Nungaray is the director of the literary magazine En la Masmédula (www.enlamasmedula.com), a space dedicated to promoting contemporary literature. Additionally, she collaborates in various digital publications such as Diario16, Diario Siglo XXI, Revista Todo Literatura, and El Siglo.

== Selected publications ==
- Raíz del cielo (author). Mexico: Secretaría de Cultura de Jalisco/Literalia, 2005
- Alba-vigia (author). México: La Zonámbula, 2008
- Sentencia del fuego (author). México: La Cartonera, 2011
- Travesía: Entidad del cuerpo (author). México: La Zonámbula, 2014
- El cielo cae a voces (author). México: Secretaría de Cultura y Turismo del Gobierno del Estado de México/Universidad Autónoma del Estado de México, 2023

== Awards ==
- Premio Nacional de Poesía Joven Jorge Lara 2014, awarded by the Secretaría de la Cultura y las Artes (Sedeculta)
- Honorable Mention in the Caminos de la Libertad Award 2022, 13th Youth Competition. Issued by Centro Ricardo B. Salinas Pliego (Centro RBS).

== Participation in Events and Conferences ==

Throughout her career, Melissa Nungaray has participated in numerous literary gatherings and book fairs at both national and international levels. In 2006, she presented her first book, Raíz del cielo, at the Capilla Elías Nandino of the Ex Convento del Carmen and the Guadalajara International Book Fair. In later years, she gained recognition with the presentation of Alba-vigía (2008) and Travesía: Entidad del cuerpo (2014) in venues such as the José Luis Martínez Bookstore of the Fondo de Cultura Económica.
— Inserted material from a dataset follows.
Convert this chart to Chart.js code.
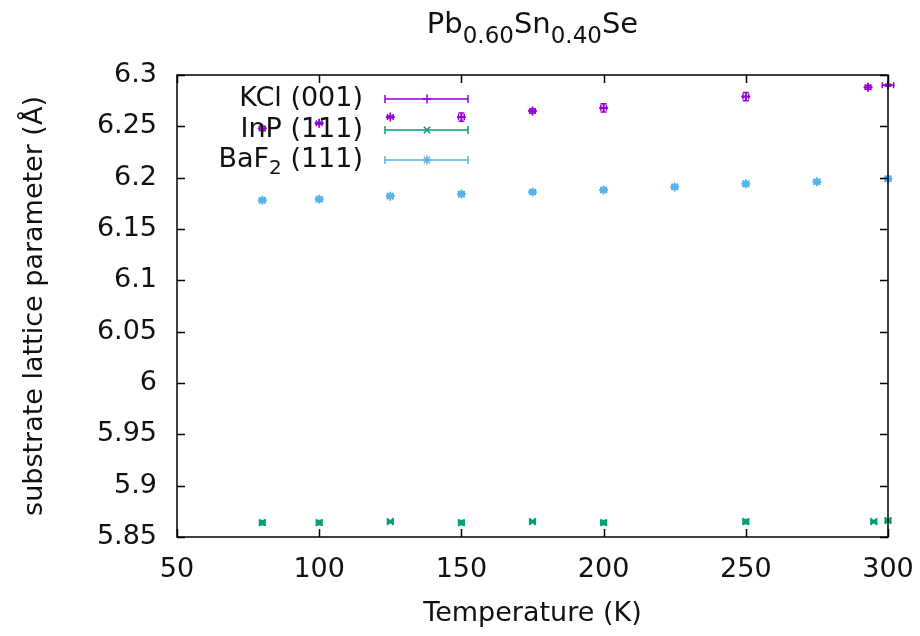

She has been invited to the International Book Fair of the Palacio de Minería, the Guadalajara International Book Fair, and the Yucatán International Reading Fair, where she has given lectures and readings of her work. Additionally, she has participated in literary events such as the Writers' Meeting for Ciudad Juárez in Ecatepec and the Transvolcanic Poetry Gathering. Her cultural promotion efforts also include collaborations in the Perfil Cultura supplement of Mural newspaper and initiatives to encourage reading in educational institutions.

== Influence and Recognition ==

Melissa Nungaray has been mentioned in various publications as one of Mexico's most outstanding young writers. Her work has been included in the Encyclopedia of Literature in Mexico and in the Dictionary of 21st Century Mexican Writers. Additionally, she is featured in the Spanish Fonoteca of Contemporary Poetry, further solidifying her influence in contemporary poetry.